Barcenas has been hounded by the media. In a brief TV interview outside his Madrid apartment, he insisted the documents were false — in spite of claims from experts that they match his handwriting. His unique scrawl has been turned into a new font named "Corrupt Script" by a Barcelona graphic designer.
As he left questioning by anti-corruption prosecutors Wednesday, Barcenas was jeered and insulted by protesters yelling "Thief!" and "Give the money back!"
RAJOY UNDER FIRE:
Rajoy has worked hard over the last year to save Spain from financial ruin by pushing through unpopular austerity measures — including tax hikes, labor reforms that make it easier to fire workers and spending cuts in cherished services such as education and healthcare.
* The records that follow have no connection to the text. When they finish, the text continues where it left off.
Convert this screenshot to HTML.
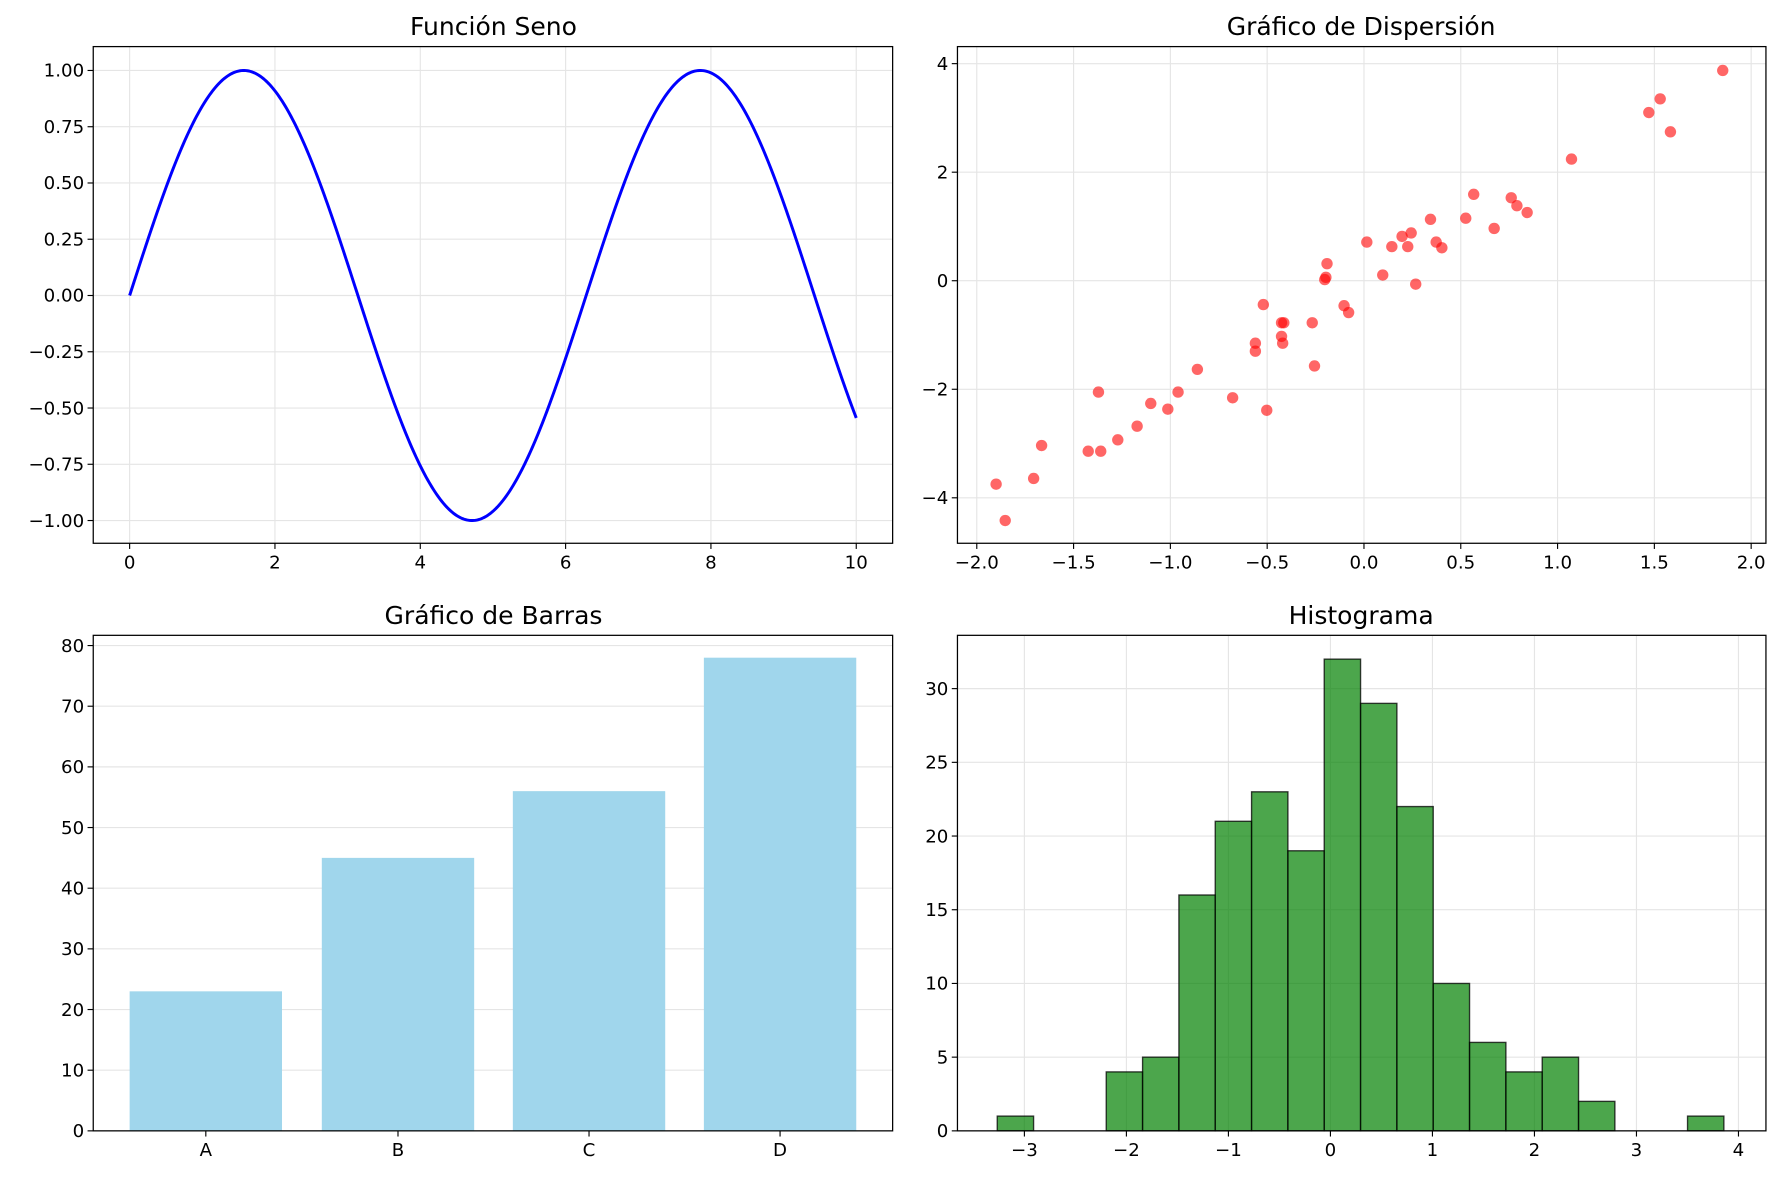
<!DOCTYPE html>
<html><head><meta charset="utf-8"><style>
html,body{margin:0;padding:0;background:#fff;}
svg{display:block;}
text{font-family:"DejaVu Sans","Liberation Sans",sans-serif;fill:#000;}
.t{font-size:16px;}
.ti{font-size:22px;}
.g{stroke:#e5e5e5;stroke-width:1;}
.ax{fill:none;stroke:#000;stroke-width:1.1;}
.tk{stroke:#000;stroke-width:1;}
</style></head><body>
<svg id="s" width="1783" height="1182" viewBox="0 0 1568 1040" preserveAspectRatio="none" xmlns="http://www.w3.org/2000/svg">
<rect width="1568" height="1040" fill="#fff"/>
<g id="root"></g>
<text class="ti" x="434" y="31" text-anchor="middle">Función Seno</text>
<text class="ti" x="1197" y="31" text-anchor="middle">Gráfico de Dispersión</text>
<text class="ti" x="434" y="549" text-anchor="middle">Gráfico de Barras</text>
<text class="ti" x="1197" y="549" text-anchor="middle">Histograma</text>
</svg>
<script>
var NS="http://www.w3.org/2000/svg",root=document.getElementById("root");
function el(n,a,txt){var e=document.createElementNS(NS,n);for(var k in a)e.setAttribute(k,a[k]);if(txt!==undefined)e.textContent=txt;root.appendChild(e);return e;}
function line(x1,y1,x2,y2,c){return el("line",{x1:x1,y1:y1,x2:x2,y2:y2,"class":c});}
function ylab(L,y,lab){line(L-5,y,L,y,"tk");el("text",{"class":"t",x:L-8,y:y+5.5,"text-anchor":"end"},lab);}
function xlab(B,x,lab){line(x,B,x,B+5,"tk");el("text",{"class":"t",x:x,y:B+22,"text-anchor":"middle"},lab);}
var m="\u2212";
// Sine
var L=82,R=785,T=41,B=478;
var sx=function(v){return 114+v*63.9;},sy=function(v){return 260-v*198;};
[0,2,4,6,8,10].forEach(function(v){line(sx(v),T,sx(v),B,"g");xlab(B,sx(v),""+v);});
[1,.75,.5,.25,0,-.25,-.5,-.75,-1].forEach(function(v){line(L,sy(v),R,sy(v),"g");ylab(L,sy(v),(v<0?m:"")+Math.abs(v).toFixed(2));});
var d="";for(var i=0;i<=500;i++){var x=i*10/500;d+=(i?"L":"M")+sx(x).toFixed(2)+","+sy(Math.sin(x)).toFixed(2);}
el("path",{d:d,fill:"none",stroke:"#0000ff","stroke-width":2.6});
el("rect",{x:L,y:T,width:R-L,height:B-T,"class":"ax"});
// Scatter
L=842;R=1553;
var cx=function(v){return 1199.5+v*170.25;},cy=function(v){return 247-v*47.75;};
[-2,-1.5,-1,-.5,0,.5,1,1.5,2].forEach(function(v){line(cx(v),T,cx(v),B,"g");xlab(B,cx(v),(v<0?m:"")+Math.abs(v).toFixed(1));});
[4,2,0,-2,-4].forEach(function(v){line(L,cy(v),R,cy(v),"g");ylab(L,cy(v),(v<0?m:"")+Math.abs(v));});
[[876,426],[884,458],[909,421],[916,392],[957,397],[966,345],[968,397],[983,387],[1000,375],[1012,355],[1027,360],[1036,345],[1053,325],[1084,350],[1104,302],[1104,309],[1111,268],[1114,361],[1127,284],[1127,296],[1128,302],[1129,284],[1154,284],[1156,322],[1165,246],[1166,244],[1167,232],[1182,269],[1186,275],[1202,213],[1216,242],[1224,217],[1233,208],[1238,217],[1241,205],[1245,250],[1258,193],[1263,213],[1268,218],[1289,192],[1296,171],[1314,201],[1329,174],[1334,181],[1343,187],[1382,140],[1450,99],[1460,87],[1469,116],[1515,62]].forEach(function(p){el("circle",{cx:p[0],cy:p[1],r:5,fill:"rgba(255,0,0,0.6)"});});
el("rect",{x:L,y:T,width:R-L,height:B-T,"class":"ax"});
// Bars
L=82;R=785;T=559;B=995;
var by=function(v){return 995-v*5.3375;};
[0,10,20,30,40,50,60,70,80].forEach(function(v){line(L,by(v),R,by(v),"g");ylab(L,by(v),""+v);});
[["A",114,23],["B",283,45],["C",451,56],["D",619,78]].forEach(function(b){el("rect",{x:b[1],y:by(b[2]),width:134,height:995-by(b[2]),fill:"#a0d6ec"});xlab(B,b[1]+67,b[0]);});
el("rect",{x:L,y:T,width:R-L,height:B-T,"class":"ax"});
// Histogram
L=842;R=1553;
var hx=function(v){return 1170+v*89.71;},hy=function(v){return 995-v*12.97;};
[-3,-2,-1,0,1,2,3,4].forEach(function(v){line(hx(v),T,hx(v),B,"g");});
[0,5,10,15,20,25,30].forEach(function(v){line(L,hy(v),R,hy(v),"g");ylab(L,hy(v),""+v);});
var c=[1,0,0,4,5,16,21,23,19,32,29,22,10,6,4,5,2,0,0,1],w=31.95;
c.forEach(function(n,i){if(n)el("rect",{x:877+i*w,y:hy(n),width:w,height:995-hy(n),fill:"rgba(0,128,0,0.7)",stroke:"rgba(0,0,0,0.75)","stroke-width":1.2});});
[-3,-2,-1,0,1,2,3,4].forEach(function(v){xlab(B,hx(v),(v<0?m:"")+Math.abs(v));});
el("rect",{x:L,y:T,width:R-L,height:B-T,"class":"ax"});
</script>
</body></html>
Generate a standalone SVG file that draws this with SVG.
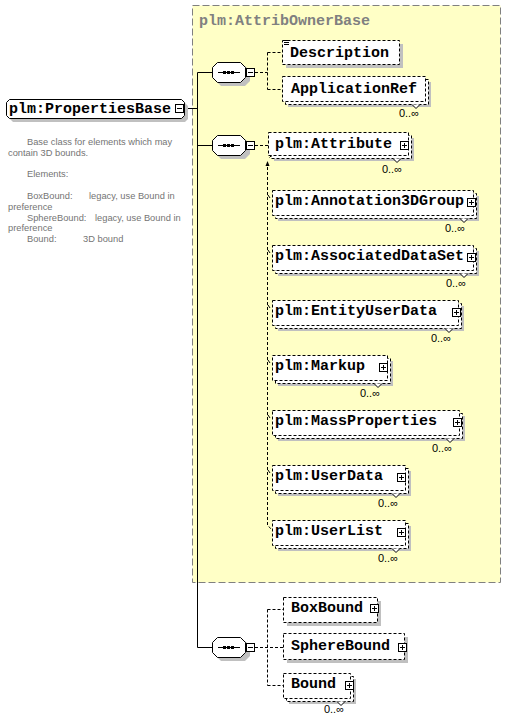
<svg xmlns="http://www.w3.org/2000/svg" xmlns:xlink="http://www.w3.org/1999/xlink" width="507" height="720" viewBox="0 0 507 720">
<style>
.nm{font-family:"Liberation Mono","DejaVu Sans Mono",monospace;font-weight:bold;font-size:15px;fill:#000}
.ttl{font-family:"Liberation Mono","DejaVu Sans Mono",monospace;font-weight:bold;font-size:15px;fill:#808080}
.ds{font-family:"Liberation Sans",Arial,sans-serif;font-size:9.3px;fill:#747474}
.cd{font-family:"Liberation Sans",Arial,sans-serif;font-size:11px;fill:#000;text-anchor:end}
.sh{fill:#c0c0c0}
.bx{fill:#fff;stroke:#000;stroke-dasharray:3 2}
.nt{fill:#fff;stroke:#000}
.ln{fill:none;stroke:#000}
.dl{fill:none;stroke:#000;stroke-dasharray:3 2}
</style>
<defs>
<g id="plus"><rect x="0.5" y="0.5" width="8" height="8" fill="#fff" stroke="#000"/><path d="M2 4.5H7M4.5 2V7" stroke="#000"/></g>
<g id="minus"><rect x="0.5" y="0.5" width="8" height="8" fill="#fff" stroke="#000"/><path d="M2 4.5H7" stroke="#000"/></g>
<g id="seq">
<path class="sh" d="M9 4H33L38 9V19L33 24H9L4 19V9Z"/>
<path fill="#fff" stroke="#000" d="M5.5 0.5H28.5L33.5 5.5V15.5L28.5 20.5H5.5L0.5 15.5V5.5Z"/>
<path stroke="#000" d="M6 10.5H28"/>
<rect x="11" y="9" width="3" height="3"/><rect x="15" y="9" width="3" height="3"/><rect x="19" y="9" width="3" height="3"/>
<use xlink:href="#minus" x="34" y="6"/>
</g>
</defs>

<g id="group-AttribOwnerBase">
<rect x="192.5" y="5.5" width="308" height="577" fill="#ffffc6" stroke="#808080" stroke-dasharray="7 3"/>
<text class="ttl" x="199" y="25">plm:AttribOwnerBase</text>
</g>

<g id="connectors">
<path class="ln" d="M184 108.5H197.5M197.5 72.5V647.5M197.5 72.5H212M197.5 145.5H212M197.5 647.5H212"/>
<path class="dl" d="M255 72.5H267.5M267.5 52.5V89.5M267.5 52.5H282M267.5 89.5H282"/>
<path class="dl" d="M255 145.5H268"/>
<path class="dl" d="M267.5 167V525L271 529"/>
<polygon points="265.5,166 267.5,161 269.5,166" fill="#000"/>
<path class="ln" d="M269.5 157.5L273 154"/>
<polygon points="271,152 275,151 274,155" fill="#000"/>
<path class="ln" d="M268 195L270 198M268 250L270 253M268 305L270 308M268 360L270 363M268 415L270 418M268 470L270 473"/>
<path class="dl" d="M255 647.5H283M267.5 609.5V685.5M267.5 609.5H283M267.5 685.5H283"/>
</g>

<g id="seq1"><use xlink:href="#seq" x="212" y="62"/></g>
<g id="seq2"><use xlink:href="#seq" x="212" y="135"/></g>
<g id="seq3"><use xlink:href="#seq" x="212" y="637"/></g>

<g id="node-PropertiesBase">
<path class="sh" d="M13 103H185L188 106V119L185 122H13L10 119V106Z"/>
<path fill="#fff" stroke="#000" d="M9.5 99.5H181.5L184.5 102.5V115.5L181.5 118.5H9.5L6.5 115.5V102.5Z"/>
<text class="nm" x="9" y="113">plm:PropertiesBase</text>
<use xlink:href="#minus" x="175" y="104"/>
</g>

<g id="annotation">
<text class="ds" x="27" y="145">Base class for elements which may</text>
<text class="ds" x="8" y="155.8">contain 3D bounds.</text>
<text class="ds" x="27" y="177.4">Elements:</text>
<text class="ds" y="199"><tspan x="27">BoxBound:</tspan><tspan x="89">legacy, use Bound in</tspan></text>
<text class="ds" x="8" y="209.8">preference</text>
<text class="ds" y="220.6"><tspan x="27">SphereBound:</tspan><tspan x="95">legacy, use Bound in</tspan></text>
<text class="ds" x="8" y="231.4">preference</text>
<text class="ds" y="242.2"><tspan x="27">Bound:</tspan><tspan x="83">3D bound</tspan></text>
</g>

<g id="node-Description">
<rect class="sh" x="286" y="44" width="117" height="24"/>
<rect class="bx" x="282.5" y="40.5" width="117" height="24"/>
<path class="ln" d="M284 40.5H289M284 42.5H289M284 44.5H289"/>
<text class="nm" x="290" y="57">Description</text>
</g>

<g id="node-ApplicationRef">
<rect class="sh" x="288" y="82" width="143" height="25"/>
<rect class="bx" x="285.5" y="79.5" width="143" height="25"/>
<rect class="bx" x="282.5" y="76.5" width="143" height="25"/>
<path class="nt" d="M412 104.5l4 4l4 -4"/>
<text class="nm" x="291" y="93">ApplicationRef</text>
<text class="cd" x="419" y="117">0..∞</text>
</g>

<g id="node-Attribute">
<rect class="sh" x="274" y="138" width="140" height="23"/>
<rect class="bx" x="271.5" y="135.5" width="140" height="23"/>
<rect class="bx" x="268.5" y="132.5" width="140" height="23"/>
<path class="nt" d="M393 158.5l4 4l4 -4"/>
<text class="nm" x="275" y="148">plm:Attribute</text>
<use xlink:href="#plus" x="400" y="141"/>
<text class="cd" x="402" y="173">0..∞</text>
</g>

<g id="node-Annotation3DGroup">
<rect class="sh" x="278" y="196" width="201" height="25"/>
<rect class="bx" x="275.5" y="193.5" width="201" height="25"/>
<rect class="bx" x="272.5" y="190.5" width="201" height="25"/>
<path class="nt" d="M460 218.5l4 4l4 -4"/>
<text class="nm" x="275" y="205">plm:Annotation3DGroup</text>
<use xlink:href="#plus" x="467" y="198"/>
<text class="cd" x="465" y="232">0..∞</text>
</g>

<g id="node-AssociatedDataSet">
<rect class="sh" x="278" y="251" width="201" height="25"/>
<rect class="bx" x="275.5" y="248.5" width="201" height="25"/>
<rect class="bx" x="272.5" y="245.5" width="201" height="25"/>
<path class="nt" d="M460 273.5l4 4l4 -4"/>
<text class="nm" x="275" y="260">plm:AssociatedDataSet</text>
<use xlink:href="#plus" x="467" y="253"/>
<text class="cd" x="466" y="287">0..∞</text>
</g>

<g id="node-EntityUserData">
<rect class="sh" x="278" y="306" width="186" height="25"/>
<rect class="bx" x="275.5" y="303.5" width="186" height="25"/>
<rect class="bx" x="272.5" y="300.5" width="186" height="25"/>
<path class="nt" d="M445 328.5l4 4l4 -4"/>
<text class="nm" x="275" y="315">plm:EntityUserData</text>
<use xlink:href="#plus" x="452" y="308"/>
<text class="cd" x="451" y="342">0..∞</text>
</g>

<g id="node-Markup">
<rect class="sh" x="278" y="361" width="115" height="25"/>
<rect class="bx" x="275.5" y="358.5" width="115" height="25"/>
<rect class="bx" x="272.5" y="355.5" width="115" height="25"/>
<path class="nt" d="M374 383.5l4 4l4 -4"/>
<text class="nm" x="275" y="370">plm:Markup</text>
<use xlink:href="#plus" x="379" y="363"/>
<text class="cd" x="380" y="397">0..∞</text>
</g>

<g id="node-MassProperties">
<rect class="sh" x="278" y="416" width="187" height="25"/>
<rect class="bx" x="275.5" y="413.5" width="187" height="25"/>
<rect class="bx" x="272.5" y="410.5" width="187" height="25"/>
<path class="nt" d="M446 438.5l4 4l4 -4"/>
<text class="nm" x="275" y="425">plm:MassProperties</text>
<use xlink:href="#plus" x="453" y="418"/>
<text class="cd" x="452" y="452">0..∞</text>
</g>

<g id="node-UserData">
<rect class="sh" x="278" y="471" width="133" height="25"/>
<rect class="bx" x="275.5" y="468.5" width="133" height="25"/>
<rect class="bx" x="272.5" y="465.5" width="133" height="25"/>
<path class="nt" d="M392 493.5l4 4l4 -4"/>
<text class="nm" x="275" y="480">plm:UserData</text>
<use xlink:href="#plus" x="397" y="473"/>
<text class="cd" x="398" y="507">0..∞</text>
</g>

<g id="node-UserList">
<rect class="sh" x="278" y="526" width="133" height="25"/>
<rect class="bx" x="275.5" y="523.5" width="133" height="25"/>
<rect class="bx" x="272.5" y="520.5" width="133" height="25"/>
<path class="nt" d="M392 548.5l4 4l4 -4"/>
<text class="nm" x="275" y="535">plm:UserList</text>
<use xlink:href="#plus" x="397" y="528"/>
<text class="cd" x="398" y="562">0..∞</text>
</g>

<g id="node-BoxBound">
<rect class="sh" x="287" y="601" width="94" height="25"/>
<rect class="bx" x="283.5" y="597.5" width="94" height="25"/>
<text class="nm" x="291" y="612">BoxBound</text>
<use xlink:href="#plus" x="370" y="604"/>
</g>

<g id="node-SphereBound">
<rect class="sh" x="287" y="637" width="121" height="26"/>
<rect class="bx" x="283.5" y="633.5" width="121" height="26"/>
<text class="nm" x="291" y="650">SphereBound</text>
<use xlink:href="#plus" x="398" y="643"/>
</g>

<g id="node-Bound">
<rect class="sh" x="289" y="679" width="67" height="25"/>
<rect class="bx" x="286.5" y="676.5" width="67" height="25"/>
<rect class="bx" x="283.5" y="673.5" width="67" height="25"/>
<path class="nt" d="M337 701.5l4 4l4 -4"/>
<text class="nm" x="291" y="688">Bound</text>
<use xlink:href="#plus" x="345" y="681"/>
<text class="cd" x="344" y="713">0..∞</text>
</g>
</svg>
The Popular Party enjoys an absolute majority in Parliament. This means Rajoy is likely to survive unless more evidence emerges linking him to the scandal or he ends up being targeted for investigation by judicial authorities.
So far, only a few low-ranking members of the Popular Party who are local city councilors have abandoned the party. None of Rajoy's colleagues in Parliament have shown any signs of defecting.
The Popular Party has already declared that an internal review showed no evidence of wrongdoing. An external audit is now under way and is expected to be released soon. Prosecutors are investigating the validity of the El Pais documents and will then decide whether to question Rajoy or conduct a wider probe.
Investors are concerned that protests could mushroom or that markets could again start punishing Spain, which saw its interest rate on 10-year government bonds shoot above the 7 percent level last summer. The interest rate had fallen down to 5 percent, but shot back up to 5.3 percent amid the slush fund allegations.
Depending on developments, Rajoy might also choose to reshuffle his cabinet "as the last silver bullet to regain some political momentum," said Antonio Barroso, a London-based analyst for the Eurasia Group political risk consultancy.
But the possibility of an investigation looms over him. Though it could take some time, "calls for his resignation would likely be too strong to ignore," Barroso said.